Fast Estimation of Outcome Probabilities for Quantum Circuits

Abstract

We present two classical algorithms for the simulation of universal quantum circuits on $n$ qubits constructed from $c$ instances of Clifford gates and $t$ arbitrary-angle $Z$-rotation gates such as $T$ gates. Our algorithms complement each other by performing best in different parameter regimes. The $\tt{Estimate}$ algorithm produces an additive precision estimate of the Born rule probability of a chosen measurement outcome with the only source of run-time inefficiency being a linear dependence on the stabilizer extent (which scales like $\approx 1.17^t$ for $T$ gates). Our algorithm is state-of-the-art for this task: as an example, in approximately $13$ hours (on a standard desktop computer), we estimated the Born rule probability to within an additive error of $0.03$, for a $50$-qubit, $60$ non-Clifford gate quantum circuit with more than $2000$ Clifford gates. Our second algorithm, $\tt{Compute}$, calculates the probability of a chosen measurement outcome to machine precision with run-time $O(2^{t-r} t)$ where $r$ is an efficiently computable, circuit-specific quantity.

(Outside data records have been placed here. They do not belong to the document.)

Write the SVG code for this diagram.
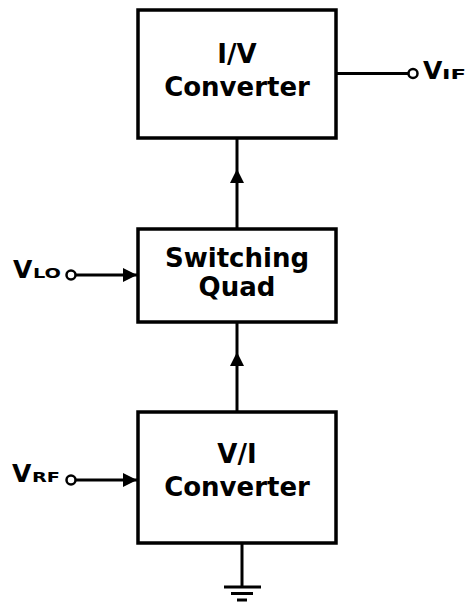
<svg xmlns="http://www.w3.org/2000/svg" width="468" height="604" viewBox="0 0 468 604">
<style>
.box{fill:#fff;stroke:#000;stroke-width:3.5}
.w{stroke:#000;stroke-width:3;fill:none}
.t{font-family:"DejaVu Sans","Liberation Sans",sans-serif;font-weight:bold;font-size:26px;text-anchor:middle;fill:#000}
.lab{font-family:"DejaVu Sans","Liberation Sans",sans-serif;font-weight:bold;font-size:25px;fill:#000}
.sub{font-family:"DejaVu Sans","Liberation Sans",sans-serif;font-weight:bold;font-size:14px;fill:#000}
.term{fill:#fff;stroke:#000;stroke-width:2.5}
</style>
<defs>
<marker id="ah" markerWidth="14" markerHeight="14" viewBox="0 0 14 14" refX="14" refY="7" orient="auto" markerUnits="userSpaceOnUse">
<path d="M0,0 L14,7 L0,14 Z" fill="#000"/>
</marker>
</defs>
<g id="connectors">
<line class="w" x1="336" y1="73.500" x2="409" y2="73.500"/>
<line class="w" x1="237" y1="138" x2="237" y2="229"/>
<path d="M230,183 L237,169 L244,183 Z" fill="#000"/>
<line class="w" x1="237" y1="322" x2="237" y2="412"/>
<path d="M230,366 L237,352 L244,366 Z" fill="#000"/>
<line class="w" x1="75" y1="275" x2="137" y2="275" marker-end="url(#ah)"/>
<line class="w" x1="75" y1="480" x2="137" y2="480" marker-end="url(#ah)"/>
<line class="w" x1="242" y1="543" x2="242" y2="587"/>
<line class="w" x1="224" y1="587" x2="261" y2="587"/>
<line class="w" x1="231" y1="593.500" x2="253" y2="593.500"/>
<line class="w" x1="237" y1="600" x2="247" y2="600"/>
</g>
<g id="iv">
<rect class="box" x="138" y="10" width="198" height="128"/>
<text class="t" x="237" y="63">I/V</text>
<text class="t" x="237" y="96">Converter</text>
</g>
<g id="sq">
<rect class="box" x="138" y="229" width="198" height="93"/>
<text class="t" x="237" y="267">Switching</text>
<text class="t" x="237" y="296">Quad</text>
</g>
<g id="vi">
<rect class="box" x="138" y="412" width="198" height="131"/>
<text class="t" x="237" y="463">V/I</text>
<text class="t" x="237" y="496">Converter</text>
</g>
<g id="vif">
<circle class="term" cx="413" cy="73.500" r="4.5"/>
<text class="lab" x="423" y="79">V</text>
<text class="sub" x="442" y="79" textLength="24" lengthAdjust="spacingAndGlyphs">IF</text>
</g>
<g id="vlo">
<circle class="term" cx="71" cy="275" r="4.5"/>
<text class="lab" x="13" y="278">V</text>
<text class="sub" x="33" y="278" textLength="28" lengthAdjust="spacingAndGlyphs">LO</text>
</g>
<g id="vrf">
<circle class="term" cx="71" cy="480" r="4.5"/>
<text class="lab" x="12" y="482">V</text>
<text class="sub" x="32" y="482" textLength="28" lengthAdjust="spacingAndGlyphs">RF</text>
</g>
</svg>
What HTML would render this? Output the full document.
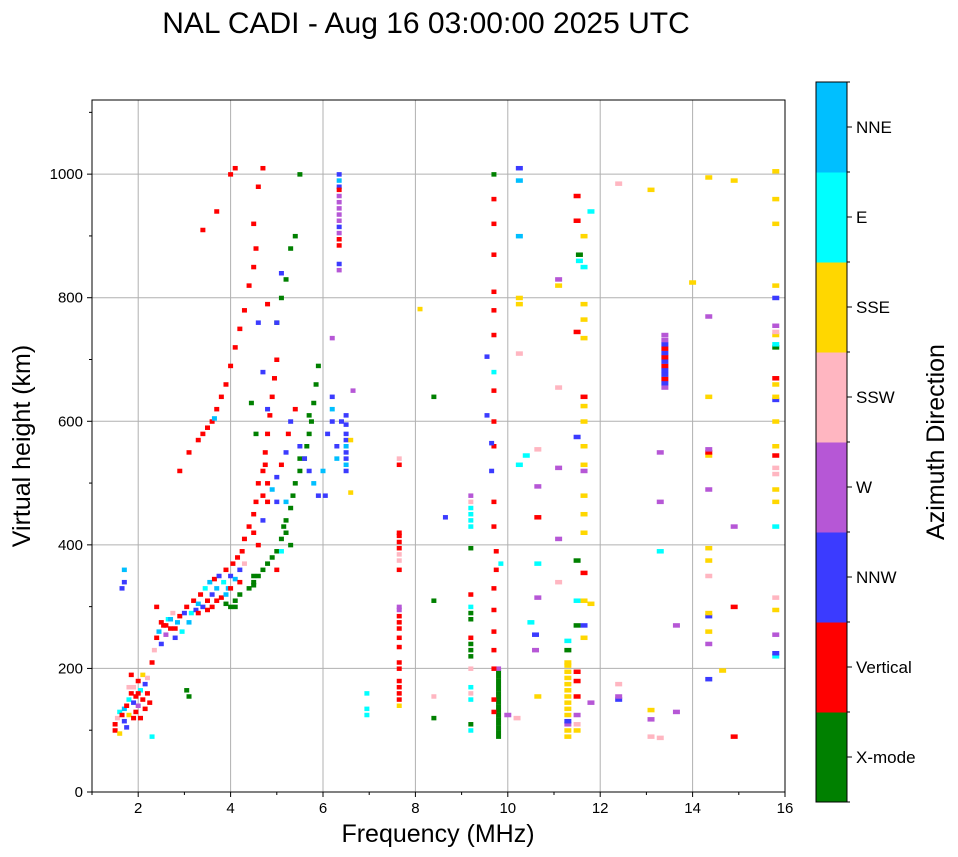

With high probability, $r$ is very close to $\min \{t, n-w\}$ for random circuits with many Clifford gates, where $w$ is the number of measured qubits. $\tt{Compute}$ can be effective in surprisingly challenging parameter regimes, e.g., we can randomly sample Clifford+$T$ circuits with $n=55$, $w=5$, $c=10^5$ and $t=80$ $T$ gates, and then compute the Born rule probability with a run-time consistently less than $10$ minutes using a single core of a standard desktop computer. We provide a C+Python implementation of our algorithms and benchmark them using random circuits, the hidden shift algorithm and the quantum approximate optimization algorithm (QAOA).